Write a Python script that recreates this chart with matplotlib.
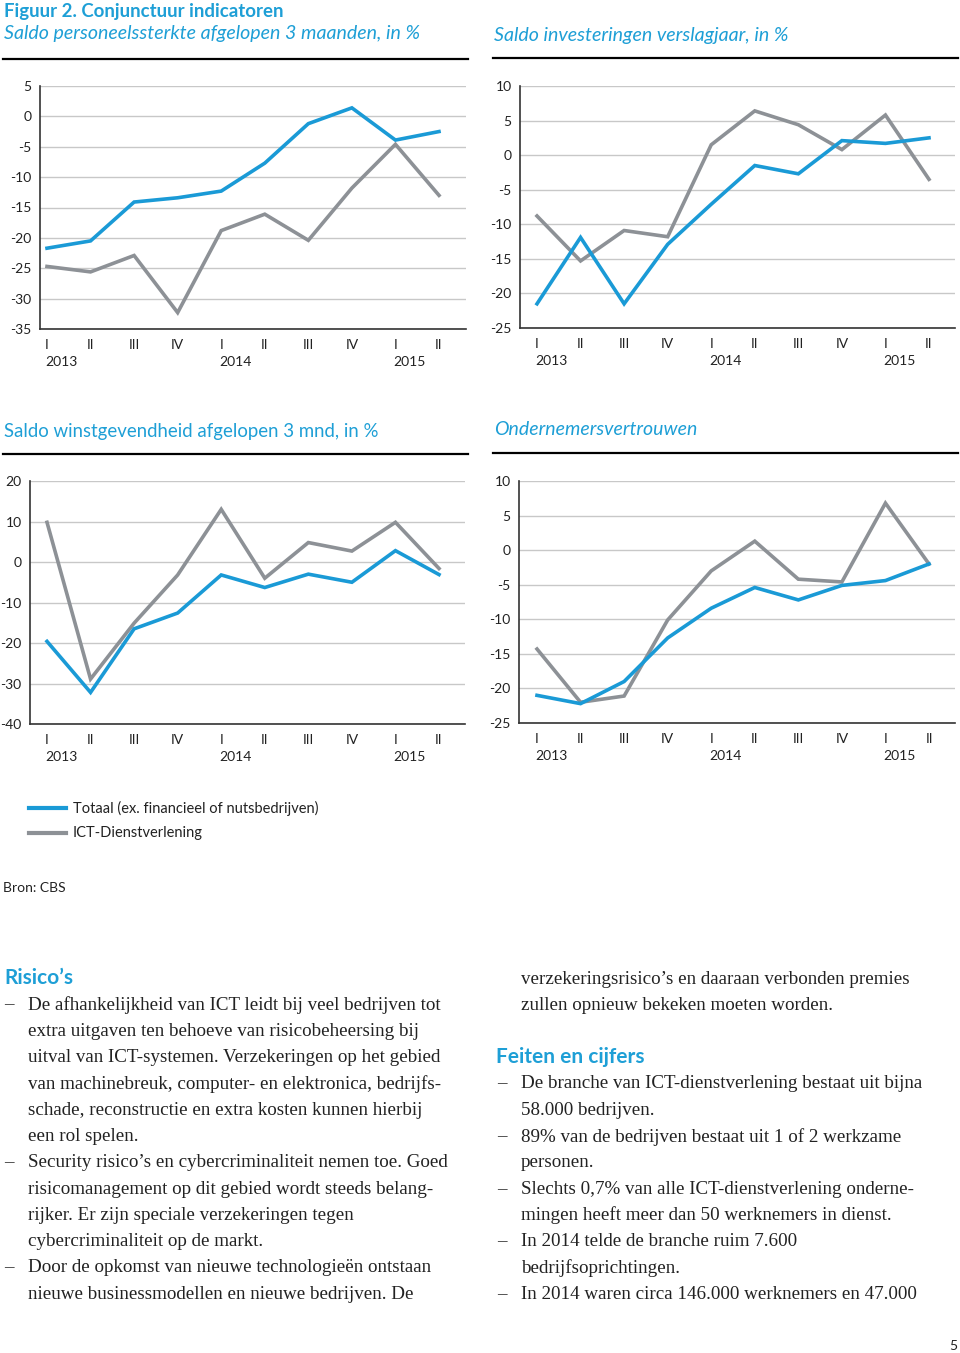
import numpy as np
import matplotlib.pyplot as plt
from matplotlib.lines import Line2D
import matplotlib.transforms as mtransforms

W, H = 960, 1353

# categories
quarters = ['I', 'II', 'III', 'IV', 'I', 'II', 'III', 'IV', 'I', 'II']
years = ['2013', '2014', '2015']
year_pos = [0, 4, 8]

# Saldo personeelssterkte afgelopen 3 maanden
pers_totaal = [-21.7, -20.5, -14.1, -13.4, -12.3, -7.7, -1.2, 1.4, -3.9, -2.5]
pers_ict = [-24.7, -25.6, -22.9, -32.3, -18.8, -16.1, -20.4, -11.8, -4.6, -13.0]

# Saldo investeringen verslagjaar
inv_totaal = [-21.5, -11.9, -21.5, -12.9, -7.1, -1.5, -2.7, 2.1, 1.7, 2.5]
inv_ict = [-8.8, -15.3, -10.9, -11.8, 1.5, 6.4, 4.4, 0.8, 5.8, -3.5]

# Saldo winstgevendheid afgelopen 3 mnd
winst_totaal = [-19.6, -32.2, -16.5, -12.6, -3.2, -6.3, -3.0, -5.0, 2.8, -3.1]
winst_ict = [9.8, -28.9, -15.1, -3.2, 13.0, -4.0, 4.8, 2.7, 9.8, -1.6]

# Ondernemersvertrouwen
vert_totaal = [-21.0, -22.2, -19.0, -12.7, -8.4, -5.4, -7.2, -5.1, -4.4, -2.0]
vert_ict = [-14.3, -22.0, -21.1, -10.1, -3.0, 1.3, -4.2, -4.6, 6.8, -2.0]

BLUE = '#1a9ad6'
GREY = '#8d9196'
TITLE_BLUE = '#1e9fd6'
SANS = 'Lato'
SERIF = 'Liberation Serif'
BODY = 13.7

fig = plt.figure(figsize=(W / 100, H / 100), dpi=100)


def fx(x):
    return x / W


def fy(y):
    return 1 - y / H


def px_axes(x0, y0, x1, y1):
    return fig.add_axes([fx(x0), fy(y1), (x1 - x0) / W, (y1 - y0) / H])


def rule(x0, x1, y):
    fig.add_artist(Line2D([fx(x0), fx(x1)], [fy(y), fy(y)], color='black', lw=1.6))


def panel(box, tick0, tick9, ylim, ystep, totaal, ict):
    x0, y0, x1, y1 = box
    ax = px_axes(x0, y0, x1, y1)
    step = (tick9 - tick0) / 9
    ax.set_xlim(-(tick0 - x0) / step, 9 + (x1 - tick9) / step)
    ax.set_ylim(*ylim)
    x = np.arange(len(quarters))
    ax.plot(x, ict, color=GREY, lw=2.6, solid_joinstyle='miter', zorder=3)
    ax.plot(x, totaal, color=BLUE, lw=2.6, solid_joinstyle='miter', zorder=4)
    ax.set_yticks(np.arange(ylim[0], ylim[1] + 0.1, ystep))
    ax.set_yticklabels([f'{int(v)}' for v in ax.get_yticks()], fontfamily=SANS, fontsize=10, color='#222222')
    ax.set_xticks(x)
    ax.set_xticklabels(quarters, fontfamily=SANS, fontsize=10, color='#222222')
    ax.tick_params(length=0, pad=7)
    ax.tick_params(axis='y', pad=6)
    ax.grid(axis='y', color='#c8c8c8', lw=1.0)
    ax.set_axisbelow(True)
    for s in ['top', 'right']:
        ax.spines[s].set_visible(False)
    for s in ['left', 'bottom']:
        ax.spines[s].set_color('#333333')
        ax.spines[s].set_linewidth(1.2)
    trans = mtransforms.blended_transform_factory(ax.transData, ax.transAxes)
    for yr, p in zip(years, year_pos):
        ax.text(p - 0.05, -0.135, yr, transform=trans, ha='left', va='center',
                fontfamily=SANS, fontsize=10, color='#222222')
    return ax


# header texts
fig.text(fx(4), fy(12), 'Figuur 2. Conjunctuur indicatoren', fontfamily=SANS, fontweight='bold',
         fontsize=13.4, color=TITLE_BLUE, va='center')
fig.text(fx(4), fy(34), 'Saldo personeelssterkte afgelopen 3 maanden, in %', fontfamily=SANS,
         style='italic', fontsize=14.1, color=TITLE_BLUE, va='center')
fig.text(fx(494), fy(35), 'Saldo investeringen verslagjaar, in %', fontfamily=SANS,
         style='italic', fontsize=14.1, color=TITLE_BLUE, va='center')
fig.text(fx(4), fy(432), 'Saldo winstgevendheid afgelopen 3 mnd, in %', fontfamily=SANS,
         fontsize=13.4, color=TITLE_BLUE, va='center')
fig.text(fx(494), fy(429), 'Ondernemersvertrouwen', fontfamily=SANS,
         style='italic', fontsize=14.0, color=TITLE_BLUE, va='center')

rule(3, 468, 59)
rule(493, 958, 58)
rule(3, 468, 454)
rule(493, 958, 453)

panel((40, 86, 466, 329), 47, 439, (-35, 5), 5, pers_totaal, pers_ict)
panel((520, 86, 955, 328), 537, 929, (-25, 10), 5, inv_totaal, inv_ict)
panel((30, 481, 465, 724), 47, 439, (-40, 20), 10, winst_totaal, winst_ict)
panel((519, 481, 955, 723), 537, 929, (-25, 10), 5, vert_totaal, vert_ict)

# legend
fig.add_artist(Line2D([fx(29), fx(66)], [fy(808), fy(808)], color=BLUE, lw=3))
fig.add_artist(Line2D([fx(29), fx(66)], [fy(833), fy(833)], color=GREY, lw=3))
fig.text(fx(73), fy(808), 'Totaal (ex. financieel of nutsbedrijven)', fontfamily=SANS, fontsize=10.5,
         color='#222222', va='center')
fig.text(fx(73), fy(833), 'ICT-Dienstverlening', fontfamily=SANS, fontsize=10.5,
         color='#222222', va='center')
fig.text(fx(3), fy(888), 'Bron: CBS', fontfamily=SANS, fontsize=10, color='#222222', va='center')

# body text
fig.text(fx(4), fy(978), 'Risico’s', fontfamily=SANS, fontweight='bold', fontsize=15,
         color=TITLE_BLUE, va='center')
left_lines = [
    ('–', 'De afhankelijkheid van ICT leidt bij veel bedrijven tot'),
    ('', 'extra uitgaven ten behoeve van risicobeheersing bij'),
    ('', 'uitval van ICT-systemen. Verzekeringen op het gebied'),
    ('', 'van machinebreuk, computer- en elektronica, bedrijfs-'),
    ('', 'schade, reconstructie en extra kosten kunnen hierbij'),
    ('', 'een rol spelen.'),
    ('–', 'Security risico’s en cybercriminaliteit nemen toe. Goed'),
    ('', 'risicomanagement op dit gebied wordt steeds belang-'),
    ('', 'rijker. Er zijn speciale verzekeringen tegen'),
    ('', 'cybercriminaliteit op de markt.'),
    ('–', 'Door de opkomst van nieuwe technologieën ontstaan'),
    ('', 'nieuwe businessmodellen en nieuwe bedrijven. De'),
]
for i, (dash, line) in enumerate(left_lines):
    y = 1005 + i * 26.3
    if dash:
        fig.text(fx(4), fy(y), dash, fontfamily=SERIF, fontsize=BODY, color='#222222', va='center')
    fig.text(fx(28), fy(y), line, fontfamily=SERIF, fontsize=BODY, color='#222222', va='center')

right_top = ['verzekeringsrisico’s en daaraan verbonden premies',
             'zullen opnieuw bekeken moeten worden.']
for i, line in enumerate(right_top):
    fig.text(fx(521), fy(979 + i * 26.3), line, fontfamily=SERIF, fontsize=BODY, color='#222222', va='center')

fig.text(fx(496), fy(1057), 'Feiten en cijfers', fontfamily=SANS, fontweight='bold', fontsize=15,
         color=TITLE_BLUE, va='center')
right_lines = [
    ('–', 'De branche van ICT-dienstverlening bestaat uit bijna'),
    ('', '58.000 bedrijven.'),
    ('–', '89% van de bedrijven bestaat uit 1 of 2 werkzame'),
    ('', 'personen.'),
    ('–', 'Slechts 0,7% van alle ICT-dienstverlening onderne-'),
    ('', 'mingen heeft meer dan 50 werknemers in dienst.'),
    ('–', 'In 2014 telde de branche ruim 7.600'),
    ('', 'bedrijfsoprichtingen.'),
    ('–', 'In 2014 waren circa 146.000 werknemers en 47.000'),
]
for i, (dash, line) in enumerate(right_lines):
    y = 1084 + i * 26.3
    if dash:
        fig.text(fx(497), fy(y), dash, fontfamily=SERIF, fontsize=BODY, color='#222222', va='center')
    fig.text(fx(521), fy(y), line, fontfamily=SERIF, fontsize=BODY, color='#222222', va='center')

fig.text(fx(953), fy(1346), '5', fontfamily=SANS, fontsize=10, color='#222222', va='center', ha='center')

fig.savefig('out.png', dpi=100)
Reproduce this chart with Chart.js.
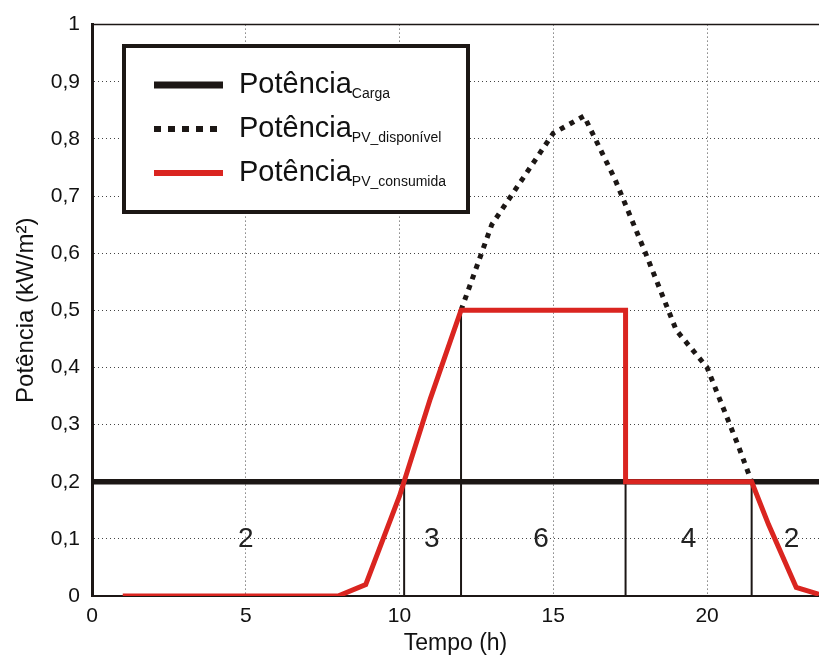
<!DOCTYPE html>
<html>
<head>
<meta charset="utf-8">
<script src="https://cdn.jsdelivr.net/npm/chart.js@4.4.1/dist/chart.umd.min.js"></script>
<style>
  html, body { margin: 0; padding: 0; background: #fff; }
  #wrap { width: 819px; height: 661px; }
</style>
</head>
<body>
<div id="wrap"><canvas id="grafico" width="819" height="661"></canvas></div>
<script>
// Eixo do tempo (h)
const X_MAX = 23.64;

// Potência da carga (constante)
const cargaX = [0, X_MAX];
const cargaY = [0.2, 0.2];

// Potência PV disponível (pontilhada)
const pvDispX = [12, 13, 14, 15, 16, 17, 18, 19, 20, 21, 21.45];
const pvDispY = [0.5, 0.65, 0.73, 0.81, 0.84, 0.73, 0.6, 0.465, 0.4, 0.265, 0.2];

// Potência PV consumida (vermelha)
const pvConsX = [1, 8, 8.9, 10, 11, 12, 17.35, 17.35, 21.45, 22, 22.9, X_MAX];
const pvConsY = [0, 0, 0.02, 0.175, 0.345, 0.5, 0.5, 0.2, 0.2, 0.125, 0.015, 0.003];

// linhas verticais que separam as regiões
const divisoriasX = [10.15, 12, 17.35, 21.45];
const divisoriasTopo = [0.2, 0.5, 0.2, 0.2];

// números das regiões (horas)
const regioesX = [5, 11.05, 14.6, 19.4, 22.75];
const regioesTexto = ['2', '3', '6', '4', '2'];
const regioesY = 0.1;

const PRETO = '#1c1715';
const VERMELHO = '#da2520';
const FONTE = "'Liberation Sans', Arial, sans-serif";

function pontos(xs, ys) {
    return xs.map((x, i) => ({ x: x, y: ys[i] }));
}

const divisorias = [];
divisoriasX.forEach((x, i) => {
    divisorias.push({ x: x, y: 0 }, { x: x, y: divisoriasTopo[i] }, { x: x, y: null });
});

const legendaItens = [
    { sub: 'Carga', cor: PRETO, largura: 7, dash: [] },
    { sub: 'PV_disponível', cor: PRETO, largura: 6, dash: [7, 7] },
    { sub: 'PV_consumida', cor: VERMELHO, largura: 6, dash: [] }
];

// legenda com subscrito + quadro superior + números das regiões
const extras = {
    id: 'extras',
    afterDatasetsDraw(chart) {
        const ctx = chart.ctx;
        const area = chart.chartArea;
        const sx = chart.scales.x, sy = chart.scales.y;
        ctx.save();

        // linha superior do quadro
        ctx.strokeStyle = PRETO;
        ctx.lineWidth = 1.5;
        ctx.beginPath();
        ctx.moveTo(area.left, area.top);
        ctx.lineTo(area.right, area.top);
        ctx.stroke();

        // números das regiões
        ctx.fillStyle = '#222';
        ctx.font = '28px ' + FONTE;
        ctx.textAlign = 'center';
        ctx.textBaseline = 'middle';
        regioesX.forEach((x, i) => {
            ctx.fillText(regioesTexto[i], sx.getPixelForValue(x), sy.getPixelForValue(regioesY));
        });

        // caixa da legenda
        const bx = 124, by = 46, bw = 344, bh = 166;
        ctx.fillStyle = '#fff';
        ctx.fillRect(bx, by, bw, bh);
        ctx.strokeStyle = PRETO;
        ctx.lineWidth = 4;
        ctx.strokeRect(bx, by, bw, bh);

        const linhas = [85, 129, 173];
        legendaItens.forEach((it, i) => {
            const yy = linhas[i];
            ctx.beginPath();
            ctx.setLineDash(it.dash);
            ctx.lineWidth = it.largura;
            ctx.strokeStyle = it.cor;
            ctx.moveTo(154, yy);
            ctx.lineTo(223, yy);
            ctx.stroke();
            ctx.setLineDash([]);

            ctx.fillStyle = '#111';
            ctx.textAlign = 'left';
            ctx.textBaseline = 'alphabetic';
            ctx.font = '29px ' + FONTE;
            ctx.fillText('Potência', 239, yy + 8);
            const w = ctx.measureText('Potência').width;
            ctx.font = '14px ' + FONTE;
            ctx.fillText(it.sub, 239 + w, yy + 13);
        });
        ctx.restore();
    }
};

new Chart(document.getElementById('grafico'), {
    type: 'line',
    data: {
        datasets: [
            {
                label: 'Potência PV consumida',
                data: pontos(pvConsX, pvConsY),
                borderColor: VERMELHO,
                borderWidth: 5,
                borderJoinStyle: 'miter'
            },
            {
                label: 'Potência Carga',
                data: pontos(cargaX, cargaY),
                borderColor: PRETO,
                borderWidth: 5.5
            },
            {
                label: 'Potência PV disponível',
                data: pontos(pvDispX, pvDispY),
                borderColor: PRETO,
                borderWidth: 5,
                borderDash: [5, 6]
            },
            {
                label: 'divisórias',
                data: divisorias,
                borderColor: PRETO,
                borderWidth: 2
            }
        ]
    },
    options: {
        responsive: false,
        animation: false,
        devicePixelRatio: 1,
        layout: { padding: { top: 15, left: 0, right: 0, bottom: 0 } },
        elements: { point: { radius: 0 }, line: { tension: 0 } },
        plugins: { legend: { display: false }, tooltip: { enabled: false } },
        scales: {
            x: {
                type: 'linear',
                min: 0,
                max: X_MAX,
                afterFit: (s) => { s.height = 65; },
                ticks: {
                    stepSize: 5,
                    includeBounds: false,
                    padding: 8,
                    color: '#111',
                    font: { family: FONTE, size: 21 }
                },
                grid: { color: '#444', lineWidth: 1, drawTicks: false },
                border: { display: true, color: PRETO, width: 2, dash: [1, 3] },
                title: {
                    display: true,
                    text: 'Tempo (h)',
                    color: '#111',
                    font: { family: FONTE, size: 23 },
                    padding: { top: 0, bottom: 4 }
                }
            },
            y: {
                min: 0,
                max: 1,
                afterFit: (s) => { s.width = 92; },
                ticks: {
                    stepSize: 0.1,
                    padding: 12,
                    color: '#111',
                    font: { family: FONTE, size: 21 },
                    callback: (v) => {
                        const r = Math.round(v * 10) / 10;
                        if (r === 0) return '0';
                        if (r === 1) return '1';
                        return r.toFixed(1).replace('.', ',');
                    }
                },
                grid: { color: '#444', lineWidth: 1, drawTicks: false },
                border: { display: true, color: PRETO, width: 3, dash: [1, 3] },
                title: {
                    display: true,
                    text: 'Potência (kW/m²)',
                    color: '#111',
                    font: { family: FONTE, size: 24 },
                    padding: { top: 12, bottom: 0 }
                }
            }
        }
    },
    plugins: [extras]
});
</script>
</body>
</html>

◆ Exercise:
Transcribe, from the records above, the first line and every line after it up to and including the line with "BODY = 13.7"; omit pictures.

◆ Result:
Write a Python script that recreates this chart with matplotlib.
import numpy as np
import matplotlib.pyplot as plt
from matplotlib.lines import Line2D
import matplotlib.transforms as mtransforms

W, H = 960, 1353

# categories
quarters = ['I', 'II', 'III', 'IV', 'I', 'II', 'III', 'IV', 'I', 'II']
years = ['2013', '2014', '2015']
year_pos = [0, 4, 8]

# Saldo personeelssterkte afgelopen 3 maanden
pers_totaal = [-21.7, -20.5, -14.1, -13.4, -12.3, -7.7, -1.2, 1.4, -3.9, -2.5]
pers_ict = [-24.7, -25.6, -22.9, -32.3, -18.8, -16.1, -20.4, -11.8, -4.6, -13.0]

# Saldo investeringen verslagjaar
inv_totaal = [-21.5, -11.9, -21.5, -12.9, -7.1, -1.5, -2.7, 2.1, 1.7, 2.5]
inv_ict = [-8.8, -15.3, -10.9, -11.8, 1.5, 6.4, 4.4, 0.8, 5.8, -3.5]

# Saldo winstgevendheid afgelopen 3 mnd
winst_totaal = [-19.6, -32.2, -16.5, -12.6, -3.2, -6.3, -3.0, -5.0, 2.8, -3.1]
winst_ict = [9.8, -28.9, -15.1, -3.2, 13.0, -4.0, 4.8, 2.7, 9.8, -1.6]

# Ondernemersvertrouwen
vert_totaal = [-21.0, -22.2, -19.0, -12.7, -8.4, -5.4, -7.2, -5.1, -4.4, -2.0]
vert_ict = [-14.3, -22.0, -21.1, -10.1, -3.0, 1.3, -4.2, -4.6, 6.8, -2.0]

BLUE = '#1a9ad6'
GREY = '#8d9196'
TITLE_BLUE = '#1e9fd6'
SANS = 'Lato'
SERIF = 'Liberation Serif'
BODY = 13.7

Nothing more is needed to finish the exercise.